Eşbaşkanlık sistemine dönük saldırıların, eşbaşkanlarımızın rehin alınması ve eşbaşkanlık gerekçe gösterilerek belediyelerimize kayyım atanması hazmedemedikleri kadın mücadelesine, kadın kazanımlarına dönük en somut göstergedir.

Bugün cezaevlerinde yüzlerce kadın siyasetçi rehin alınmış durumdadır. Eş genel başkanlarımız, kadın vekillerimiz, belediye eşbaşkanlarımız, meclis üyelerimiz kısacası siyasetin her kademesindeki kadınlar, görevleri olan şeyi, yani siyaset yaptıkları için rehin alındılar.

Bugün Sebahat Tuncel ve Gültan Kışanak’ın Malatya’da mahkemeleri var, duruşmaları olacak.  Diğer tüm yargılamalar gibi bunun da hukuki bir yargılama değil, siyasi, bir cezalandırma olduğu açıktır. Siyasetçi kadınlara dönük bu saldılar AKP’nin Kürt karşıtı siyasetinin yanı sıra kadın karşıtı siyasetinin devamıdır.

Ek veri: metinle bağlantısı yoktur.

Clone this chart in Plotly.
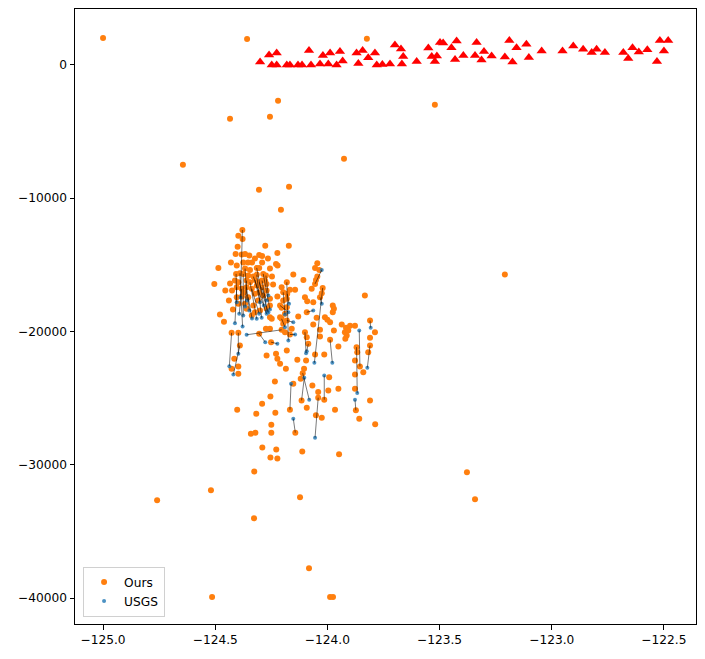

Fakat nasıl ki Kürtlerin, eşit ve demokratik bir yaşamı savunan halkların mücadelesi bu politikalar karşısında dimdik duruyorsa, biz kadınların mücadelesi de, kadın düşmanı bir iktidarın müdahalesiyle son bulmayacak, aksine mücadelemizi yükselterek, umut olmaya devam edeceğiz.